[UPDATE, October 21]: Six cases of pertussis have now been diagnosed at The Waldorf School of Santa Barbara, according to the county public health department.
Unless a parent files an exemption form for personal or medical reasons, state law requires children at the pre-K, kindergarten, and 7th grade level to be immunized against a number of infectious diseases including pertussis, hepatitis B, measles, and others. State law that went into effect this year requires parents be informed about the benefits and risks associated with vaccinations by a physician before submitting this form.
Seventy-two percentage of children at the Waldorf Early Childhood program opted out of some or all vaccinations, according to state records. This school year, 31 percent of children at the preschool are not immunized against pertussis; 16 percent are partially immunized against pertussis, according to the school.
[UPDATE, October 20]: Five cases of pertussis have now been confirmed at Waldorf School Santa Barbara. The fifth case was confirmed over the weekend; the first was reported on October 10.
On Sunday, the school issued this statement:
“The Waldorf School of Santa Barbara does all it can to ensure the safety and health of the children inour school. This includes requiring parents to immunize their children according to California state standards. We encourage all parents to consult with their physician regarding their immunizations. WSSB continues to work with the Public Health Department, Goleta Union School District Officials and Hope School District Officials to take steps to ensure the safety of our community during the current statewide pertussis epidemic.”
[ORIGINAL REPORT]: Four cases of pertussis, or whooping cough as it’s known, have been diagnosed at The Waldorf School of Santa Barbara lower campus, which shares a site with the Vieja Valley Elementary School in Hope District. The children are ages four to seven. At the Waldorf preschool, 72 percent of families have opted out of getting their child vaccinated for personal belief reasons. Across the country, Waldorf schools tend to have high personal belief exemption rates. County Public Health Director Dr. Takashi Wada said with some concern the opt out rates are getting higher, and some prominent area pediatricians are deciding not to accept children who have not gotten all of their shots.
“I would view that as a pretty critical public health problem for us,” said Dr. Wada. Public health experts say that the threshold “herd immunity” requires 92 percent of children to be vaccinated. A child can be diagnosed with the disease even if he or she has been immunized.
There have been 78 cases of pertussis in the county so far this year, which translates to a 17.9 case rate — lower than the statewide rate of 22.9 (per 100,000 population). As of October 7, there have been 8,749 cases reported in California, which is about three times higher than it was in the same time frame last year.

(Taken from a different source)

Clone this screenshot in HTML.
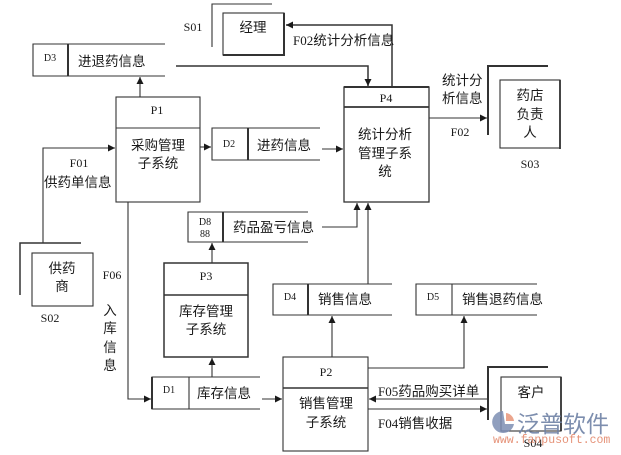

North County schools tend to have lower personal exemption belief rates while South County has pockets of high opt-out rates. “That’s a concern for us,” Wada added. Less than a year ago, the state public health department created a website to publicize the exemption rates broken down by schools.
Pertussis is a bacterial infection that spreads through coughing or sneezing. The illness can be very dangerous, especially for infants and one-year-olds. It is also cyclical, and public health officials see an uptick every three-five years. For instance, four years ago, county public health officials saw a rise in cases, 66, and two years ago the number was down to 11 cases. Last year, there were 28 cases.
To promote immunizations, public health officials have launched campaigns, partnered with schools, and created an online map to show the location of every licensed child-care facility that has 10 or more students.